◆ WRITTEN EXERCISE ◆
The required output is every line from the beginning of the entries below through the line that includes "116, left: 72", copied exactly.

== INPUT ROWS

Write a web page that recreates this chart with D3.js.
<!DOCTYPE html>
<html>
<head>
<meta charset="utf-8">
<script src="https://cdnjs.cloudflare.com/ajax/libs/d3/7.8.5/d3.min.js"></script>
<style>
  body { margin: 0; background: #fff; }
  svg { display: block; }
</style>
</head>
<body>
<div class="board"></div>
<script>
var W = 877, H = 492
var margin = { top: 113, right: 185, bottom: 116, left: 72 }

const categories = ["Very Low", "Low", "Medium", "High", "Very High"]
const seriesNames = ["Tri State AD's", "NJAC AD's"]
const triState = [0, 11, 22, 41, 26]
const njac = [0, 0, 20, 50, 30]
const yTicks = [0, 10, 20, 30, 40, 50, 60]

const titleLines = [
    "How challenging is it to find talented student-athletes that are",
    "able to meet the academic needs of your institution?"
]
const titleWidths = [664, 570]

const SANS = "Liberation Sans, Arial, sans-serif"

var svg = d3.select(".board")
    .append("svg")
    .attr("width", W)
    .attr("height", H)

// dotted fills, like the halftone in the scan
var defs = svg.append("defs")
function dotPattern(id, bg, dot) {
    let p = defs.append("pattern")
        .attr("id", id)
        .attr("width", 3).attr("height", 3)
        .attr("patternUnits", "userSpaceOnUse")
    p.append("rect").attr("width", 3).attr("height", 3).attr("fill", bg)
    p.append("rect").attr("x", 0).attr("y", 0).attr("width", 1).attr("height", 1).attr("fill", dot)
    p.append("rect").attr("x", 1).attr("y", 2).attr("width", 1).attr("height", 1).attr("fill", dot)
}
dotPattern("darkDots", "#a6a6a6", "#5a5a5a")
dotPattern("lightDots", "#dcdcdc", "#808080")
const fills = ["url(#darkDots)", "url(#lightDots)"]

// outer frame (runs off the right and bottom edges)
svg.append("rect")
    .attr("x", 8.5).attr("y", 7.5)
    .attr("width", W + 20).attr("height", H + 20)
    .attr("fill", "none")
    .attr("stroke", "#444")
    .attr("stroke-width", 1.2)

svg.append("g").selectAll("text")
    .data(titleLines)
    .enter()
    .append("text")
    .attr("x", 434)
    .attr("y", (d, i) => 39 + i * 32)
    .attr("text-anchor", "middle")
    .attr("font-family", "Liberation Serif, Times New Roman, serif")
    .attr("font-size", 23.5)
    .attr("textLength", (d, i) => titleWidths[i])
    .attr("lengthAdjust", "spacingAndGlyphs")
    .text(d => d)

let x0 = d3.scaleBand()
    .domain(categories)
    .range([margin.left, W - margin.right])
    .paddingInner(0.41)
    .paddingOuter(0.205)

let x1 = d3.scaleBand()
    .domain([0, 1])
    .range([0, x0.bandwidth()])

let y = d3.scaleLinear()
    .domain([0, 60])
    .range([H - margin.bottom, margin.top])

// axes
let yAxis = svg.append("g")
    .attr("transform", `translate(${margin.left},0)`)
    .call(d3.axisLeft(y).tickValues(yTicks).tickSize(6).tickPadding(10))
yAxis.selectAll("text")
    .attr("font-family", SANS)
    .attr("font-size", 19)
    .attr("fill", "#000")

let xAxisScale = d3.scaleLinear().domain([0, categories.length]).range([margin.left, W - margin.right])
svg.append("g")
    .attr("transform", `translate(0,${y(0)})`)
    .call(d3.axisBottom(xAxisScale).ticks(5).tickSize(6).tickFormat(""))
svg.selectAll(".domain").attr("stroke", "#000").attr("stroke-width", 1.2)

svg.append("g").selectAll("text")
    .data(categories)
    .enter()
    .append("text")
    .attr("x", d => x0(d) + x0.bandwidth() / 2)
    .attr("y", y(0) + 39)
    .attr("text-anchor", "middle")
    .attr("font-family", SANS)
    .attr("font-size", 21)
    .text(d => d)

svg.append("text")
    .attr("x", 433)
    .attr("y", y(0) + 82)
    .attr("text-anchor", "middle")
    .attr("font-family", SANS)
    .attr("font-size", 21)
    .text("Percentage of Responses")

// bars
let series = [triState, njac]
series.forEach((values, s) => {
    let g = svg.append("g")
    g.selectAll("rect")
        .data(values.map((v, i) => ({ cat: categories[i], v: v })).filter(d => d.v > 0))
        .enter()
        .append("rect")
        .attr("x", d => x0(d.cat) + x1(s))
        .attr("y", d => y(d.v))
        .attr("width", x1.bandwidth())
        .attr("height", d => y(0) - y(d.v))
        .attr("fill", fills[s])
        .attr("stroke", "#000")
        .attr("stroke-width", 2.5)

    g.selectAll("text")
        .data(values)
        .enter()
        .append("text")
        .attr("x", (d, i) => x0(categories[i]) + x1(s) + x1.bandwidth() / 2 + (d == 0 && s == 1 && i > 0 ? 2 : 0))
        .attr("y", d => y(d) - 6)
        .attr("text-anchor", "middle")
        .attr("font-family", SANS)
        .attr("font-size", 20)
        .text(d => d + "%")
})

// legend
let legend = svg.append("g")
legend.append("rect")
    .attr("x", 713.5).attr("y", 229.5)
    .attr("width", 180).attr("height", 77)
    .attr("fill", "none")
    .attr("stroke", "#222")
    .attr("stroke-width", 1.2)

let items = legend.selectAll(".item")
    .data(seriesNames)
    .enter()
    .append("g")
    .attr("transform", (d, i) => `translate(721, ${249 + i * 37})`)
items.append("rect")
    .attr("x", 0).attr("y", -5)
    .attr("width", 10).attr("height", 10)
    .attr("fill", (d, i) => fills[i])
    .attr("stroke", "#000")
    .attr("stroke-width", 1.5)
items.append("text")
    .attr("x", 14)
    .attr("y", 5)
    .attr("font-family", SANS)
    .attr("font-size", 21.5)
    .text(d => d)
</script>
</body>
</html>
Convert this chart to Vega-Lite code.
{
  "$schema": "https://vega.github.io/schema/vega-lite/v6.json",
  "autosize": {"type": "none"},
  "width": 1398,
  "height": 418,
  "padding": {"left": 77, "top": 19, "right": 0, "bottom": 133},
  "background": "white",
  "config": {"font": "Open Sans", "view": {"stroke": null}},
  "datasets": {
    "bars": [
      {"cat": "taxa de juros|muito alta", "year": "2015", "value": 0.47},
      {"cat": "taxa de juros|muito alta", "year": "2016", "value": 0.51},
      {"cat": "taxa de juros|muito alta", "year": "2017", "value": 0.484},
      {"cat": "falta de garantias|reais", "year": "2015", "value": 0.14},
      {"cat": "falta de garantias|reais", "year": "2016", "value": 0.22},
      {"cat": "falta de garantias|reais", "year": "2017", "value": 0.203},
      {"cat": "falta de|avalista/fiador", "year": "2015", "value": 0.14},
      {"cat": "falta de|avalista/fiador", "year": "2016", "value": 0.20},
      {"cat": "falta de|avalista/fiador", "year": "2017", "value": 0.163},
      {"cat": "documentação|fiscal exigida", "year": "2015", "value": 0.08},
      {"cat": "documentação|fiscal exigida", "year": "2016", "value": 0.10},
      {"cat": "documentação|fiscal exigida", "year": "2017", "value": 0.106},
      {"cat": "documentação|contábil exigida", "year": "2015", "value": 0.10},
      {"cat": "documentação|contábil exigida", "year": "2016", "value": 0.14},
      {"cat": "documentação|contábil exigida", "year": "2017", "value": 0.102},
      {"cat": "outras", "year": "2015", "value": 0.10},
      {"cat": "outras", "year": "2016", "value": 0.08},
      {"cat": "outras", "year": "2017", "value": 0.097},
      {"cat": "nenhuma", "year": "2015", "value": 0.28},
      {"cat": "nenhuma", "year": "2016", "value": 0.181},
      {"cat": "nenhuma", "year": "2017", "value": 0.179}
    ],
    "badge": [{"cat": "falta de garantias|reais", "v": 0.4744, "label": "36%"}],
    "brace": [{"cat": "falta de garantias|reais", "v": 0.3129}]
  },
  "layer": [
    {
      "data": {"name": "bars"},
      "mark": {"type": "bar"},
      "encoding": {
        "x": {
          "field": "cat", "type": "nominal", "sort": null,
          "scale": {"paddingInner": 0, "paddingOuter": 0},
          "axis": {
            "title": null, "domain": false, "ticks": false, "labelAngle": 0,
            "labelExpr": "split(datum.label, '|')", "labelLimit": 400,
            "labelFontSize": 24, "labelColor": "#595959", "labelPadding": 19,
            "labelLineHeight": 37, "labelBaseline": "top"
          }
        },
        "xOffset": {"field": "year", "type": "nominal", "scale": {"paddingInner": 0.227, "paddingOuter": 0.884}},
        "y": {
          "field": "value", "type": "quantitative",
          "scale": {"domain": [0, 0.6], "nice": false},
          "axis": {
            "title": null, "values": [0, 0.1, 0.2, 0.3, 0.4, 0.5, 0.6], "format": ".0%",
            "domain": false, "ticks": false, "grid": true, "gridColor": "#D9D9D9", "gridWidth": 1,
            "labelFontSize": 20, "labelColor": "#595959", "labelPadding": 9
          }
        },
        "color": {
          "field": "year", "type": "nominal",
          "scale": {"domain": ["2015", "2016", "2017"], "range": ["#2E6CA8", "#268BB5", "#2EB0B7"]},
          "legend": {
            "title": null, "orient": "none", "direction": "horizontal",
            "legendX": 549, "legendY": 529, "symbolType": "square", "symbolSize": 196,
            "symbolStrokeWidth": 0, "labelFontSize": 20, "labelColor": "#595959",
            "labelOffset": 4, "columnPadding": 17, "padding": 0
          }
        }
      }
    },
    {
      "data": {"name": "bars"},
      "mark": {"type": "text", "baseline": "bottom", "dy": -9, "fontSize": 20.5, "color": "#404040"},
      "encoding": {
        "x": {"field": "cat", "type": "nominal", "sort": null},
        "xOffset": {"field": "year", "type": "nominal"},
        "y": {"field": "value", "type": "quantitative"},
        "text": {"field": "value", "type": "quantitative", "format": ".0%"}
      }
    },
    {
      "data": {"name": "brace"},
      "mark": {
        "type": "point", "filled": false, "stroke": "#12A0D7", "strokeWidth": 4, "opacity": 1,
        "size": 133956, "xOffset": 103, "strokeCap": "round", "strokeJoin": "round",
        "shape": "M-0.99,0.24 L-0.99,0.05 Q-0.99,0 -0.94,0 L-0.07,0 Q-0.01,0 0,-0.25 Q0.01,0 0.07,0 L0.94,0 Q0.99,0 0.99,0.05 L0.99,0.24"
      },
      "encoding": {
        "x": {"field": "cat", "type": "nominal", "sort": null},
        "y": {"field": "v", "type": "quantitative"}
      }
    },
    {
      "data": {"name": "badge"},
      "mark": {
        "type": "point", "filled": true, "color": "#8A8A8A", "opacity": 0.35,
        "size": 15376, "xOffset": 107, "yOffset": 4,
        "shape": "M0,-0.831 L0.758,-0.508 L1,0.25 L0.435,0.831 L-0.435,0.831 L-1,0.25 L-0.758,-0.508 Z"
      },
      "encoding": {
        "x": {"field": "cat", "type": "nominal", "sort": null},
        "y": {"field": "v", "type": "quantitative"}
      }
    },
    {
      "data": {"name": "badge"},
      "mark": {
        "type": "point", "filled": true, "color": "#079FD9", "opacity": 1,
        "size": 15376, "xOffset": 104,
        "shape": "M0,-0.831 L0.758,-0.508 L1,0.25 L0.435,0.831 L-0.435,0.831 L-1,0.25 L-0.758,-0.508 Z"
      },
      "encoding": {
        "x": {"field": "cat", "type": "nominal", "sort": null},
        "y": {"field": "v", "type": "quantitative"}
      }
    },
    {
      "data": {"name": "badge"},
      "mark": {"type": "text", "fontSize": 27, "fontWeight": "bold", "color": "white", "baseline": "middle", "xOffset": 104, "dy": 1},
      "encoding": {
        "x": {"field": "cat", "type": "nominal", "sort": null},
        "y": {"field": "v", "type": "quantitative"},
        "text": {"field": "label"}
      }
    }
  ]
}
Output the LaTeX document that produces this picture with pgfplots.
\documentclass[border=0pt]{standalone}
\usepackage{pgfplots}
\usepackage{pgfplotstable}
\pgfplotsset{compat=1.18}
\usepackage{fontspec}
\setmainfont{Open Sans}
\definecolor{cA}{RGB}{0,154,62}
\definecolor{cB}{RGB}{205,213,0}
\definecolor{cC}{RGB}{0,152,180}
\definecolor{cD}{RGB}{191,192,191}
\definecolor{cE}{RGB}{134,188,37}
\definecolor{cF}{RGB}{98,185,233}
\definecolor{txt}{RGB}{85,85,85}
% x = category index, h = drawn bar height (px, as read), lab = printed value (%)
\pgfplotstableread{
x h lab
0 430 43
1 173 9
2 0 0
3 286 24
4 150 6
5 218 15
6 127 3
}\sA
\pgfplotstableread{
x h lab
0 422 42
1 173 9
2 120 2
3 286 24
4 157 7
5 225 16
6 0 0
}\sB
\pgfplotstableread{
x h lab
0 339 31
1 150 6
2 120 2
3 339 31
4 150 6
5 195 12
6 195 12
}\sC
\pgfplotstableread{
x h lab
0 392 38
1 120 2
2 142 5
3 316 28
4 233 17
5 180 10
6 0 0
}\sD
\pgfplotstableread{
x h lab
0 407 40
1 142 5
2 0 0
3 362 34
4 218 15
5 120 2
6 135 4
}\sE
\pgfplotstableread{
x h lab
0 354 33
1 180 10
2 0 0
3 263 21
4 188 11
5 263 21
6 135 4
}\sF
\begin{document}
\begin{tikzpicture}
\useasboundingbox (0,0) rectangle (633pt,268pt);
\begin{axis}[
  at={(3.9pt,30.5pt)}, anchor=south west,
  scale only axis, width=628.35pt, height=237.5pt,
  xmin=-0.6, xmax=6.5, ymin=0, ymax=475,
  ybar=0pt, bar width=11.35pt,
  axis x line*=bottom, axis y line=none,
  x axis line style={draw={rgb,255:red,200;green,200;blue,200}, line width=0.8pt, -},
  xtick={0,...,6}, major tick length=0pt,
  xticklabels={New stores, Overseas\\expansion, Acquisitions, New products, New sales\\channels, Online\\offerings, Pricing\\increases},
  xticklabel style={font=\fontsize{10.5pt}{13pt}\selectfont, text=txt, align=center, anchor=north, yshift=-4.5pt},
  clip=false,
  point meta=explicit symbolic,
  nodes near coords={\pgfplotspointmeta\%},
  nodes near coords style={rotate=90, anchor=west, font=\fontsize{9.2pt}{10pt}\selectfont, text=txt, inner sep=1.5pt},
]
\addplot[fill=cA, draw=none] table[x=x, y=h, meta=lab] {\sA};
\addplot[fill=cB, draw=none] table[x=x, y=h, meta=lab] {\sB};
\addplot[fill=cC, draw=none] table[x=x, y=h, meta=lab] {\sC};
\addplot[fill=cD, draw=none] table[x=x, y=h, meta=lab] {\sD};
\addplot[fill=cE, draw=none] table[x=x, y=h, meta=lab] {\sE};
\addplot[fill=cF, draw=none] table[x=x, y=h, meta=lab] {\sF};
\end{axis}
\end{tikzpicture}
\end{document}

====

◆ THE RESPONSE ◆
Write a web page that recreates this chart with D3.js.
<!DOCTYPE html>
<html>
<head>
<meta charset="utf-8">
<script src="https://cdnjs.cloudflare.com/ajax/libs/d3/7.8.5/d3.min.js"></script>
<style>
  body { margin: 0; background: #fff; }
  svg { display: block; }
</style>
</head>
<body>
<div class="board"></div>
<script>
var W = 877, H = 492
var margin = { top: 113, right: 185, bottom: 116, left: 72 }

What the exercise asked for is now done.